Pronouns – they make a difference

In Malachi 3:13-15, there is a description of people who are making complaints about God.  Now is this in their minds only, and the Almighty knows what they are thinking?  Is this something they have said publicly?

One commentator noted that they are talking to each other.  There are two lines of evidence for this

1.  these verses are in parallel with the faithful who “talked to each other” in verse 16.

2.  the pronouns in verses 14-15 are 2nd person plural – “we”.  The implication is that  this is the conversations that the people were having with each other. 

There is a theme in Malachi of the times that the people argue with the Lord.  The expression “but you say” is found nine times in the book (1:2, 1:6, 1:7, 1:13, 2:14, 2:17, 3:7, 3:8, 3:13).   There is some debate with the commentators as to whether the people would actually say these things.  They are very arrogant and they accuse the Lord of bad intentions.
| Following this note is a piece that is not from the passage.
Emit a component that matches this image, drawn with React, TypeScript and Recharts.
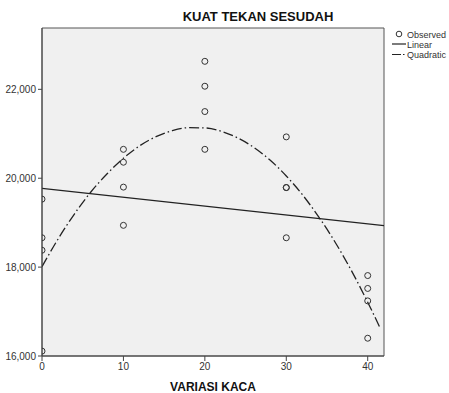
import React from 'react';
import { ComposedChart, XAxis, YAxis, Scatter, Line, ReferenceArea } from 'recharts';

const xTicks = [0, 10, 20, 30, 40];
const yTicks = [16000, 18000, 20000, 22000];

const observedX = [0, 0, 0, 0, 10, 10, 10, 10, 20, 20, 20, 20, 30, 30, 30, 30, 40, 40, 40, 40];
const observedY = [19530, 18660, 18380, 16110, 20650, 20360, 19800, 18940, 22630, 22070, 21500, 20650, 20930, 19790, 19790, 18660, 17810, 17520, 17240, 16400];

const linearX = [0, 42];
const linearY = [19772, 18935];

const quadX = [0, 2, 4, 6, 8, 10, 12, 14, 16, 18, 20, 22, 24, 26, 28, 30, 32, 34, 36, 38, 40, 41.6];
const quadY = [18010, 18640, 19200, 19690, 20100, 20450, 20730, 20935, 21070, 21137, 21132, 21057, 20910, 20695, 20410, 20050, 19625, 19125, 18560, 17920, 17210, 16600];

const legendLabels = ['Observed', 'Linear', 'Quadratic'];

const observed = observedX.map((x, i) => ({ x, y: observedY[i] }));
const linear = linearX.map((x, i) => ({ x, y: linearY[i] }));
const quad = quadX.map((x, i) => ({ x, y: quadY[i] }));

const FONT = '"Liberation Sans", Arial, sans-serif';

const LegendBox = () => (
  <svg width={62} height={36} style={{ position: 'absolute', left: 387, top: 26, overflow: 'visible' }}>
    <circle cx={12} cy={8} r={2.8} fill="none" stroke="#333" strokeWidth={1} />
    <text x={20} y={11.5} fontSize={9} fill="#333" fontFamily={FONT}>{legendLabels[0]}</text>
    <line x1={5} x2={19} y1={18} y2={18} stroke="#222" strokeWidth={1.2} />
    <text x={20} y={21.5} fontSize={9} fill="#333" fontFamily={FONT}>{legendLabels[1]}</text>
    <line x1={5} x2={19} y1={28.5} y2={28.5} stroke="#222" strokeWidth={1.2} strokeDasharray="9 2 1.5 2" />
    <text x={20} y={32} fontSize={9} fill="#333" fontFamily={FONT}>{legendLabels[2]}</text>
  </svg>
);

const CircleShape = (props: any) => {
  const { cx, cy } = props;
  return <circle cx={cx} cy={cy} r={3} fill="none" stroke="#333" strokeWidth={1} />;
};

export default function App() {
  return (
    <div style={{ position: 'absolute', left: 0, top: 0, width: 449, height: 393, background: '#fff', overflow: 'hidden' }}>
      <ComposedChart
        width={449}
        height={393}
        margin={{ top: 28, right: 65, bottom: 0, left: 0 }}
        style={{ fontFamily: FONT }}
      >
        <XAxis
          dataKey="x"
          type="number"
          domain={[0, 42]}
          ticks={xTicks}
          allowDataOverflow
          height={37}
          tickSize={5}
          axisLine={{ stroke: '#444' }}
          tickLine={{ stroke: '#444' }}
          tick={{ fontSize: 10, fill: '#333', fontFamily: FONT }}
          label={{ value: 'VARIASI KACA', position: 'insideBottom', offset: 2, fontSize: 12, fontWeight: 'bold', fill: '#111', fontFamily: FONT }}
        />
        <YAxis
          dataKey="y"
          type="number"
          domain={[16000, 23380]}
          ticks={yTicks}
          allowDataOverflow
          width={42}
          tickSize={4}
          axisLine={{ stroke: '#444' }}
          tickLine={{ stroke: '#444' }}
          tickFormatter={(v: number) => v.toLocaleString('en-US')}
          tick={{ fontSize: 10, fill: '#333', fontFamily: FONT }}
        />
        <ReferenceArea x1={0} x2={42} y1={16000} y2={23380} fill="#f0f0f0" fillOpacity={1} stroke="#555" strokeWidth={1} />
        <Line data={linear} dataKey="y" type="linear" stroke="#222" strokeWidth={1.3} dot={false} isAnimationActive={false} name="Linear" />
        <Line data={quad} dataKey="y" type="monotone" stroke="#222" strokeWidth={1.3} strokeDasharray="10 3 1.5 3" dot={false} isAnimationActive={false} name="Quadratic" />
        <Scatter data={observed} dataKey="y" shape={<CircleShape />} isAnimationActive={false} name="Observed" />
      </ComposedChart>
      <div
        style={{
          position: 'absolute',
          left: 258,
          top: 9,
          transform: 'translateX(-50%)',
          fontFamily: FONT,
          fontWeight: 'bold',
          fontSize: 13,
          color: '#111',
          whiteSpace: 'nowrap',
        }}
      >
        KUAT TEKAN SESUDAH
      </div>
      <LegendBox />
    </div>
  );
}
The insight in 4:13-15 would indicate that in some way this is the actual conversation.  Maybe they say out loudly, but it seems more likely that they say these things quietly, in private moments.  The Ancient Near Eastern equivalent of “at the water cooler.”  At any rate these conversations have a corrosive effect on the hearts of the people.

Apparently there was a positive “gossip” in verse 16.

Again the proverb proves incorrect: “Sticks and stones can break my bones; but words can never hurt me.”